**PROBLEM**: Pictures in the data should be dropped; transcribe exactly the lines from the one that has "Write a Python" through the one that has "0.075, 0.085, 0.09, 0.095, 0.105, 0.11, 0.115, 0.125]".

**MATERIAL TO PROCESS**:
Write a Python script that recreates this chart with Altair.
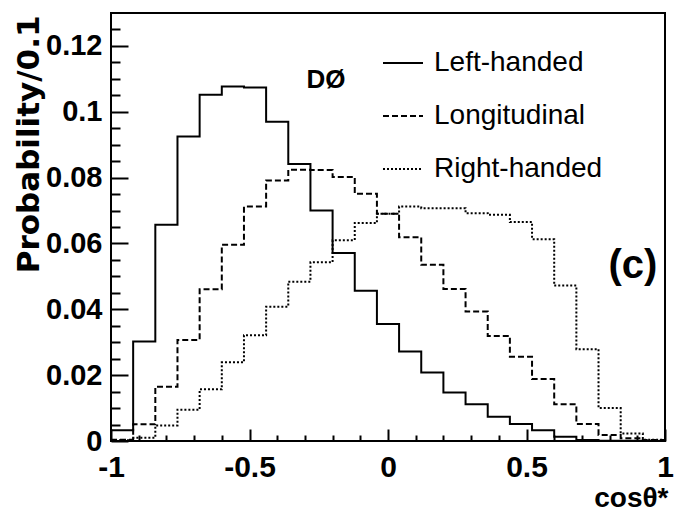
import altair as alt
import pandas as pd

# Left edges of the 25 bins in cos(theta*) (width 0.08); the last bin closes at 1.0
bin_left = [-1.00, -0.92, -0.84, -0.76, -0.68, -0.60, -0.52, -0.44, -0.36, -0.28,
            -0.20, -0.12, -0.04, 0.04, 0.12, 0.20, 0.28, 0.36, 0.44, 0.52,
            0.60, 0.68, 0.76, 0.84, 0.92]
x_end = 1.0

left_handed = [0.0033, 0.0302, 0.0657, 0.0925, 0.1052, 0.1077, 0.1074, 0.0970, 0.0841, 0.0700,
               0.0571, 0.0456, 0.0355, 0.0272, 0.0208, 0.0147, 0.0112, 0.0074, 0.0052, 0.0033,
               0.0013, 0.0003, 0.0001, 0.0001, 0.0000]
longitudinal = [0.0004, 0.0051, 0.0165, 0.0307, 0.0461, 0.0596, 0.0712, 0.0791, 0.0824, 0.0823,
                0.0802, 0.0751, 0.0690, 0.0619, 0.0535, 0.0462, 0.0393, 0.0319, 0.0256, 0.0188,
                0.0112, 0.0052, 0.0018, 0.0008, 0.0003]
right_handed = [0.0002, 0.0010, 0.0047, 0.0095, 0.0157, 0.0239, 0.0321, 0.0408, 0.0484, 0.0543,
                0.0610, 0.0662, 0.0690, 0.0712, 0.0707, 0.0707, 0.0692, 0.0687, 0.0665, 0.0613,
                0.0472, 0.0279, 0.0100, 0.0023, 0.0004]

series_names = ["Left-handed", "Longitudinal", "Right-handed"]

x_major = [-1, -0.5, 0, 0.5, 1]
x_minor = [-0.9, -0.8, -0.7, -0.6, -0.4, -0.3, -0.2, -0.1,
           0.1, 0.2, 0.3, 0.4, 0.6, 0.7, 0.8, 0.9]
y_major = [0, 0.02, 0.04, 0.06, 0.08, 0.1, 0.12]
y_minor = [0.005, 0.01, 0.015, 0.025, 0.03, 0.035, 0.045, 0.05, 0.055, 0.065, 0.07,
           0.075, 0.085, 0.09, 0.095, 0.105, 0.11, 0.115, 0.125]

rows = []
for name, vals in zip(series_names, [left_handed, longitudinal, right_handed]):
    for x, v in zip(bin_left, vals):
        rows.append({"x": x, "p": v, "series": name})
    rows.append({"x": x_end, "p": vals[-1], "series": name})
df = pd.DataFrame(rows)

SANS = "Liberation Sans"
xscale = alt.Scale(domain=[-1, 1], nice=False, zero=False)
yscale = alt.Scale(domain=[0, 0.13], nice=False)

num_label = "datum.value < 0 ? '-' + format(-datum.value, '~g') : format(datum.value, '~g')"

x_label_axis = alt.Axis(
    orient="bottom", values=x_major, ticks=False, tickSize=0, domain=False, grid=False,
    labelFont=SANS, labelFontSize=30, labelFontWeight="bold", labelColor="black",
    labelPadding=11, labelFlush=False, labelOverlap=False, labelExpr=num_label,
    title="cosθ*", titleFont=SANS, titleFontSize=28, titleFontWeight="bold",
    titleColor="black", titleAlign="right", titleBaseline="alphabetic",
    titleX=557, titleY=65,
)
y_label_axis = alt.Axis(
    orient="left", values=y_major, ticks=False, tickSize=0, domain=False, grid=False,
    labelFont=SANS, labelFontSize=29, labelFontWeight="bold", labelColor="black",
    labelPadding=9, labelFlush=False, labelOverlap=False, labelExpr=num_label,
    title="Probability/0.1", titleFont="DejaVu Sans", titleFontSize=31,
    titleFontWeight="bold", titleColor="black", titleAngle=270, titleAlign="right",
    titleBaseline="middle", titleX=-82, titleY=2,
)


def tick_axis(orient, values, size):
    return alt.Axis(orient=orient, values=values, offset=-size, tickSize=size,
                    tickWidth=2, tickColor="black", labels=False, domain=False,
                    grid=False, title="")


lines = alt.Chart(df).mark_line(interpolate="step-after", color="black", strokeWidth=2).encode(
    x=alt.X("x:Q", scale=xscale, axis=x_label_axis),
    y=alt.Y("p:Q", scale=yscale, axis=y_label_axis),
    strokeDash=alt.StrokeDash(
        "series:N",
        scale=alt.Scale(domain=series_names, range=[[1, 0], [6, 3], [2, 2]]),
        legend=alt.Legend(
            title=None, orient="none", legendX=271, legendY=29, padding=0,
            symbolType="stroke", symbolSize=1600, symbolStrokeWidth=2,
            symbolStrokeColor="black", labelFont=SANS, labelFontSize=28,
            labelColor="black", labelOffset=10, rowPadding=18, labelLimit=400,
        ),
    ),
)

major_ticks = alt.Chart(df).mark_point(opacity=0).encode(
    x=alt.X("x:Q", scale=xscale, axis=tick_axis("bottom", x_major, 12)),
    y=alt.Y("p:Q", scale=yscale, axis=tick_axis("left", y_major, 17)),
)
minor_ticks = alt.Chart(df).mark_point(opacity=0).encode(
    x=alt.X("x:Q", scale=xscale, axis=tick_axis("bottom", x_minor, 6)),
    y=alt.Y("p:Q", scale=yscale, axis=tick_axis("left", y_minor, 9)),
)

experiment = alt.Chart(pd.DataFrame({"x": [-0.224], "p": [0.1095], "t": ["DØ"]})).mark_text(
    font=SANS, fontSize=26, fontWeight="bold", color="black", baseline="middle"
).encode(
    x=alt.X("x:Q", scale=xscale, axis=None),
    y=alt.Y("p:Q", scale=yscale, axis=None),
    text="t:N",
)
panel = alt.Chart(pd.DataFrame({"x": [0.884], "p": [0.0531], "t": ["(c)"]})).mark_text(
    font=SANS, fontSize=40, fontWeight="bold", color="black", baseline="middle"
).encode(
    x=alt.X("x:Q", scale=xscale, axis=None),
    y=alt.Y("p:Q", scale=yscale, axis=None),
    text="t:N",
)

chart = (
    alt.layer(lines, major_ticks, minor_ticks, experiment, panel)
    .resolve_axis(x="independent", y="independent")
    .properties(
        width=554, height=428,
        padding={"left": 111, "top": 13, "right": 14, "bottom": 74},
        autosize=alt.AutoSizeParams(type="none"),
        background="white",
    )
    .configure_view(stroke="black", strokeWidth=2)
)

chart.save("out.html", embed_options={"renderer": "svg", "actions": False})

* * *

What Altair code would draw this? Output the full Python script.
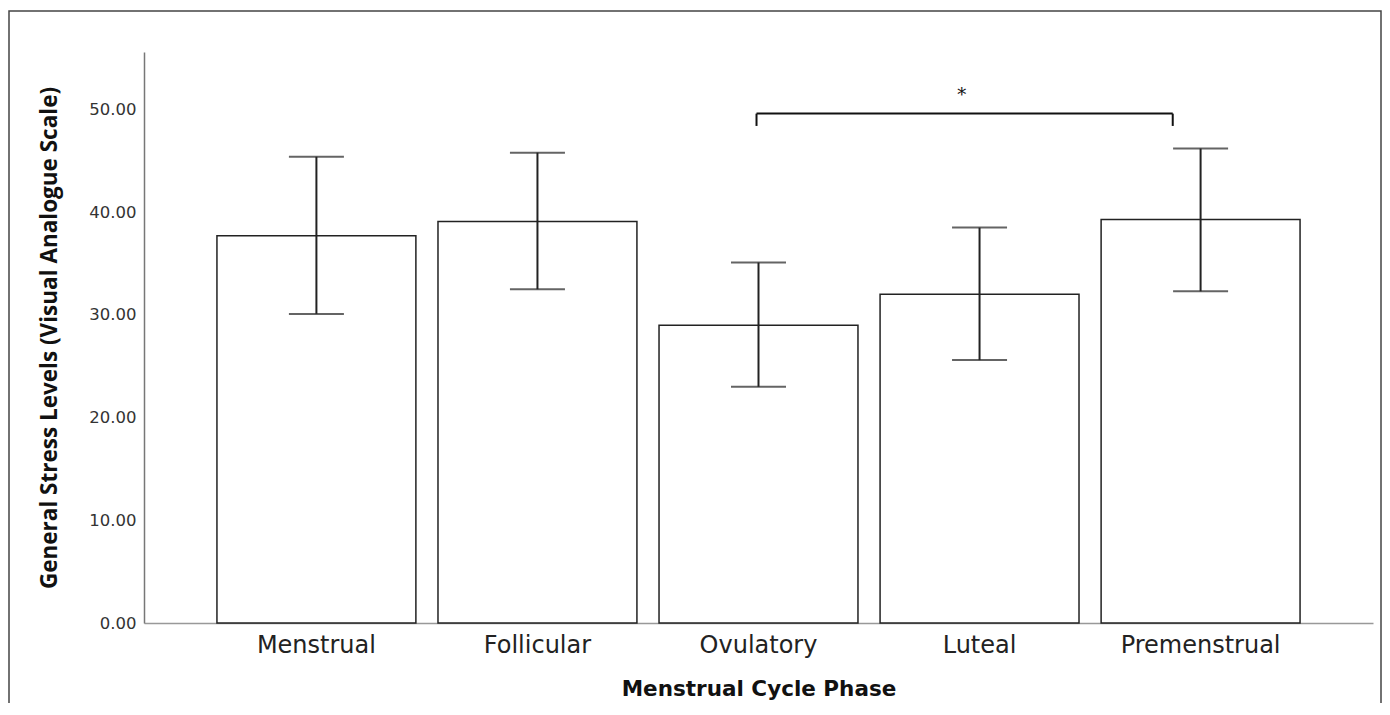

**CORRECT RESULT**:
Write a Python script that recreates this chart with Altair.
import altair as alt
import pandas as pd

# Left edges of the 25 bins in cos(theta*) (width 0.08); the last bin closes at 1.0
bin_left = [-1.00, -0.92, -0.84, -0.76, -0.68, -0.60, -0.52, -0.44, -0.36, -0.28,
            -0.20, -0.12, -0.04, 0.04, 0.12, 0.20, 0.28, 0.36, 0.44, 0.52,
            0.60, 0.68, 0.76, 0.84, 0.92]
x_end = 1.0

left_handed = [0.0033, 0.0302, 0.0657, 0.0925, 0.1052, 0.1077, 0.1074, 0.0970, 0.0841, 0.0700,
               0.0571, 0.0456, 0.0355, 0.0272, 0.0208, 0.0147, 0.0112, 0.0074, 0.0052, 0.0033,
               0.0013, 0.0003, 0.0001, 0.0001, 0.0000]
longitudinal = [0.0004, 0.0051, 0.0165, 0.0307, 0.0461, 0.0596, 0.0712, 0.0791, 0.0824, 0.0823,
                0.0802, 0.0751, 0.0690, 0.0619, 0.0535, 0.0462, 0.0393, 0.0319, 0.0256, 0.0188,
                0.0112, 0.0052, 0.0018, 0.0008, 0.0003]
right_handed = [0.0002, 0.0010, 0.0047, 0.0095, 0.0157, 0.0239, 0.0321, 0.0408, 0.0484, 0.0543,
                0.0610, 0.0662, 0.0690, 0.0712, 0.0707, 0.0707, 0.0692, 0.0687, 0.0665, 0.0613,
                0.0472, 0.0279, 0.0100, 0.0023, 0.0004]

series_names = ["Left-handed", "Longitudinal", "Right-handed"]

x_major = [-1, -0.5, 0, 0.5, 1]
x_minor = [-0.9, -0.8, -0.7, -0.6, -0.4, -0.3, -0.2, -0.1,
           0.1, 0.2, 0.3, 0.4, 0.6, 0.7, 0.8, 0.9]
y_major = [0, 0.02, 0.04, 0.06, 0.08, 0.1, 0.12]
y_minor = [0.005, 0.01, 0.015, 0.025, 0.03, 0.035, 0.045, 0.05, 0.055, 0.065, 0.07,
           0.075, 0.085, 0.09, 0.095, 0.105, 0.11, 0.115, 0.125]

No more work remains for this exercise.